Bouba Landrille Tchouda : « C’est le groupe le plus agréable avec lequel j’ai travaillé »

photo : Fabrice Hernandez

Bouba Landrille Tchouda termine sa résidence au Rive Gauche à Saint-Étienne-du-Rouvray avec une proposition artistique singulière menée avec le théâtre Juliobona. Il a réuni sur un plateau 13 jeunes interprètes amateurs, habitant à Saint-Étienne-du-Rouvray et à Lillebonne, dans Les Gens d’à côté, le deuxième volet d’un projet participatif qui questionne les actes de violence. Avant la création donnée mardi 11 mai au Rive Gauche, le danseur et chorégraphe, fondateur de la compagnie Malka a mené divers ateliers d’écriture et partagé de nombreux moments d’échanges avec ces adolescentes et adolescents. Le spectacle sera transmis sur les réseaux du Rive Gauche et de Juliobona. Entretien avec Bouba Landrille Tchouda.

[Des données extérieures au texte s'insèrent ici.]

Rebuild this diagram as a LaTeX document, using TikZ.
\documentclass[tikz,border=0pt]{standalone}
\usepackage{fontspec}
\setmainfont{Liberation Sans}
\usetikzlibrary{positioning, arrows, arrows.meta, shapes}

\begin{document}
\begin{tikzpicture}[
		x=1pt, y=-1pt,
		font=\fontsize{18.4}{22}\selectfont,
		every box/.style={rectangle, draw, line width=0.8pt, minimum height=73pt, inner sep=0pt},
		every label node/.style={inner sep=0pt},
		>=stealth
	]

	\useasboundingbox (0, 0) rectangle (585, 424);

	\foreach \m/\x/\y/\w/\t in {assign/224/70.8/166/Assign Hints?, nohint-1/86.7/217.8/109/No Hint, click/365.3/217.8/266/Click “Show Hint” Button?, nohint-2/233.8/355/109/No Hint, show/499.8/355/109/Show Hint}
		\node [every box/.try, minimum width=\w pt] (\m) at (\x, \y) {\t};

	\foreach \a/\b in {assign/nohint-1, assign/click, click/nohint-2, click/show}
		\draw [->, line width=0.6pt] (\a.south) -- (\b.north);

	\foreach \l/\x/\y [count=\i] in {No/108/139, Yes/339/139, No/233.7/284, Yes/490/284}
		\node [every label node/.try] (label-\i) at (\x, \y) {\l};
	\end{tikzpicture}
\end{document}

Comment avez-vous vécu cette expérience avec les adolescentes et adolescents de Saint-Étienne-du-Rouvray et Lillebonne ?

Ce n’est pas la première fois que la compagnie mène une telle démarche. Pour moi, c’est toujours une première fois parce que les jeunes sont toujours différents. Ils ont des familles, des histoires et des vies différentes. Le processus est tel qu’il permet à tout le monde de trouver sa place. Lors de cette expérience, nous voyons comment les jeunes bougent, précisent leurs positions, leurs idées, comment ils parviennent à transformer une faiblesse en une force. C’est très beau d’être à cet endroit. Sur ces points, les ados ont beaucoup de choses à dire. À Saint-Étienne-du-Rouvray et Lillebonne, ce fut une expérience forte.

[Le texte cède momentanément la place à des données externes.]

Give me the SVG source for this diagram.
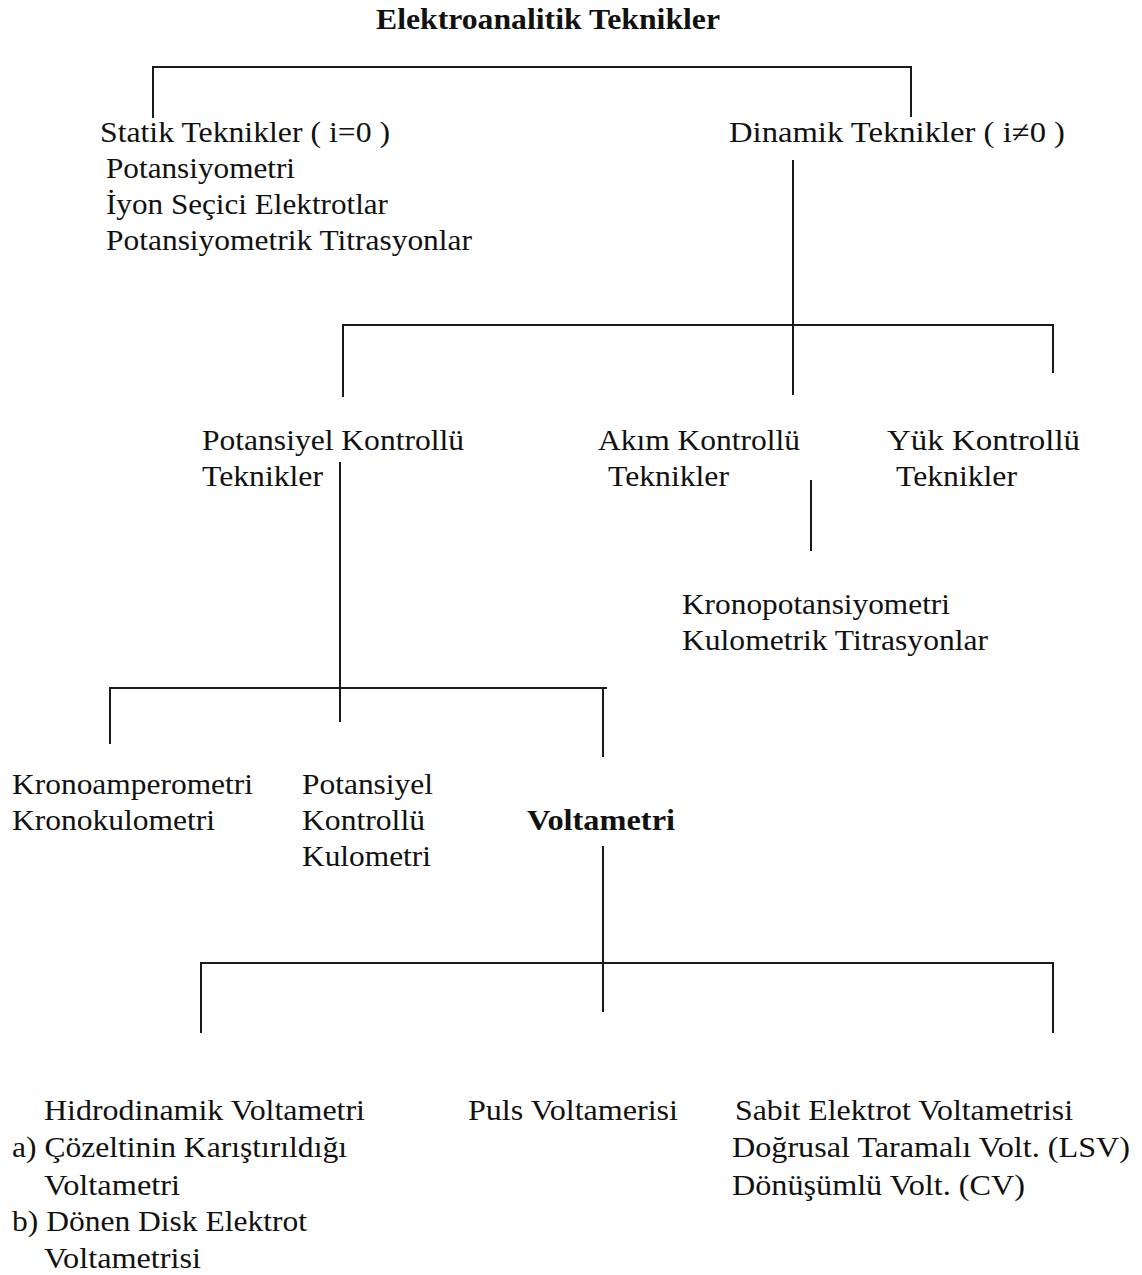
<svg xmlns="http://www.w3.org/2000/svg" width="1142" height="1275" viewBox="0 0 1142 1275">
<style>
.b{font-weight:bold}
.c line{stroke:#1a1a1a;stroke-width:2;fill:none}
</style>
<rect width="1142" height="1275" fill="#fff"/>
<g class="c" id="connectors">
<line x1="153" y1="67" x2="911" y2="67"/>
<line x1="153" y1="66" x2="153" y2="118"/>
<line x1="911" y1="66" x2="911" y2="117"/>
<line x1="793" y1="160" x2="793" y2="395"/>
<line x1="343" y1="325" x2="1053" y2="325"/>
<line x1="343" y1="324" x2="343" y2="397"/>
<line x1="1053" y1="324" x2="1053" y2="373"/>
<line x1="340" y1="462" x2="340" y2="722"/>
<line x1="811" y1="480" x2="811" y2="551"/>
<line x1="110" y1="688" x2="607" y2="688"/>
<line x1="110" y1="687" x2="110" y2="744"/>
<line x1="603" y1="687" x2="603" y2="757"/>
<line x1="603" y1="846" x2="603" y2="1012"/>
<line x1="201" y1="963" x2="1053" y2="963"/>
<line x1="201" y1="962" x2="201" y2="1033"/>
<line x1="1053" y1="962" x2="1053" y2="1033"/>
</g>
<g font-family="Liberation Serif, Times New Roman, serif" font-size="30" fill="#111" lengthAdjust="spacingAndGlyphs">
<g id="root"><text class="b" x="376" y="29" textLength="344" lengthAdjust="spacingAndGlyphs">Elektroanalitik Teknikler</text></g>
<g id="statik">
<text x="100" y="142" textLength="290" lengthAdjust="spacingAndGlyphs">Statik Teknikler ( i=0 )</text>
<text x="106" y="178" textLength="189" lengthAdjust="spacingAndGlyphs">Potansiyometri</text>
<text x="106" y="214" textLength="282" lengthAdjust="spacingAndGlyphs">İyon Seçici Elektrotlar</text>
<text x="106" y="250" textLength="366" lengthAdjust="spacingAndGlyphs">Potansiyometrik Titrasyonlar</text>
</g>
<g id="dinamik"><text x="729" y="142" textLength="336" lengthAdjust="spacingAndGlyphs">Dinamik Teknikler  ( i≠0 )</text></g>
<g id="potansiyel-kontrollu">
<text x="202" y="450" textLength="262" lengthAdjust="spacingAndGlyphs">Potansiyel Kontrollü</text>
<text x="202" y="486" textLength="121" lengthAdjust="spacingAndGlyphs">Teknikler</text>
</g>
<g id="akim-kontrollu">
<text x="598" y="450" textLength="202" lengthAdjust="spacingAndGlyphs">Akım Kontrollü</text>
<text x="608" y="486" textLength="121" lengthAdjust="spacingAndGlyphs">Teknikler</text>
</g>
<g id="yuk-kontrollu">
<text x="887" y="450" textLength="193" lengthAdjust="spacingAndGlyphs">Yük  Kontrollü</text>
<text x="896" y="486" textLength="121" lengthAdjust="spacingAndGlyphs">Teknikler</text>
</g>
<g id="akim-sub">
<text x="682" y="614" textLength="268" lengthAdjust="spacingAndGlyphs">Kronopotansiyometri</text>
<text x="682" y="650" textLength="306" lengthAdjust="spacingAndGlyphs">Kulometrik Titrasyonlar</text>
</g>
<g id="krono">
<text x="12" y="794" textLength="241" lengthAdjust="spacingAndGlyphs">Kronoamperometri</text>
<text x="12" y="830" textLength="203" lengthAdjust="spacingAndGlyphs">Kronokulometri</text>
</g>
<g id="pkk">
<text x="302" y="794" textLength="131" lengthAdjust="spacingAndGlyphs">Potansiyel</text>
<text x="302" y="830" textLength="123" lengthAdjust="spacingAndGlyphs">Kontrollü</text>
<text x="302" y="866" textLength="129" lengthAdjust="spacingAndGlyphs">Kulometri</text>
</g>
<g id="voltametri"><text class="b" x="527" y="830" textLength="148" lengthAdjust="spacingAndGlyphs">Voltametri</text></g>
<g id="hidrodinamik">
<text x="44" y="1120" textLength="321" lengthAdjust="spacingAndGlyphs">Hidrodinamik Voltametri</text>
<text x="12" y="1157" textLength="335" lengthAdjust="spacingAndGlyphs">a) Çözeltinin Karıştırıldığı</text>
<text x="44" y="1195" textLength="136" lengthAdjust="spacingAndGlyphs">Voltametri</text>
<text x="12" y="1231" textLength="295" lengthAdjust="spacingAndGlyphs">b) Dönen Disk Elektrot</text>
<text x="44" y="1268" textLength="157" lengthAdjust="spacingAndGlyphs">Voltametrisi</text>
</g>
<g id="puls"><text x="468" y="1120" textLength="210" lengthAdjust="spacingAndGlyphs">Puls Voltamerisi</text></g>
<g id="sabit">
<text x="735" y="1120" textLength="338" lengthAdjust="spacingAndGlyphs">Sabit Elektrot Voltametrisi</text>
<text x="732" y="1157" textLength="398" lengthAdjust="spacingAndGlyphs">Doğrusal Taramalı Volt. (LSV)</text>
<text x="732" y="1195" textLength="293" lengthAdjust="spacingAndGlyphs">Dönüşümlü Volt. (CV)</text>
</g>
</g>
</svg>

Vous l’avez menée pendant un moment particulier, la pandémie.

C’est aussi pour cette raison que cette version ne ressemble à aucune autre. Elle a une saveur particulière. Elle est chargée de tout ce que nous vivons, de ce manque de contact. Il a fallu faire attention aux règles en vigueur. Nous ne voulions pas gâcher ces moments. Tout cela a renforcé les liens dans le groupe. 

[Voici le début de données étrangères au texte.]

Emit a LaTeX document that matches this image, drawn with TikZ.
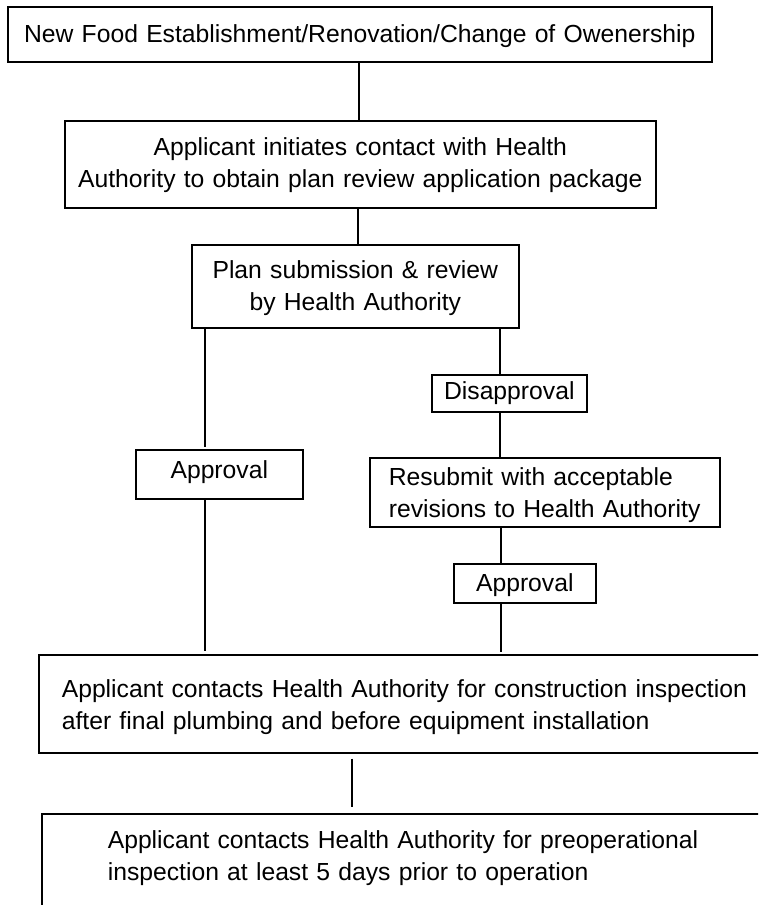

Comment parvenez-vous à échanger avec les ados et à faire bouger ces jeunes à un moment où ils ne sont pas toujours bien dans leur corps ?

C’est le cœur du travail que je mène avec eux. Je pars toujours d’échanges. Nous discutons beaucoup. Je ne viens jamais avec des schémas définis, avec des mécanismes qui excluent. Le processus part d’eux-mêmes, de leur vécu. Au fil des ateliers, je leur donne des outils. Tout commence par des mots et aussi des maux et les corps deviennent des caisses de résonance de toutes les questions qu’ils se posent. On fait ainsi naître la danse. Ils ont appris à observer, analyser puis à mobiliser leur corps de façon poétique. À cet âge, on peut faire basculer vers quelque chose qui tend à nous extraire du monde. Là, il y a eu des discussions qui ont suscité des regards sur le monde. C’est dur de les entendre dire être déçus par les adultes, leurs amis ou ces gens vers qui ils ont placé de l’espoir.

Comment ce groupe vous a surpris ?

Ce fut étonnant avec ce groupe. Très vite, au bout d’un ou deux jours, j’ai eu l’impression qu’ils se connaissaient depuis toujours. Il n’y avait plus de barrières entre eux. Cette expérience est tout de même périlleuse parce qu’ils ne se choisissent pas, ils ne sont pas danseurs et ne pratiquent pas la gymnastique sportive. Ils n’ont posé aucun frein. Nous avons ainsi pu tout essayer, tout tester. C’est le groupe le plus agréable avec lequel j’ai travaillé jusqu’alors. Il y avait une belle qualité d’écoute, une bienveillance. Les voir produire leur propre danse m’a beaucoup touché.

Ont-ils été très inspirants ?

Oui, beaucoup. Ces jeunes m’ont nourri en tant que chorégraphe.

Quels souvenirs gardez-vous ?

La danse permet des espaces de rencontre, suscite la curiosité de la rencontre. Cette expérience, forte et unique, va s’inscrire dans le parcours de ces jeunes. C’est de ce type de projet dont nous avons besoin. Qui soulèvent des questions et donnent envie d’être ensemble, de rire et de pleurer ensemble. Cela restera une belle histoire.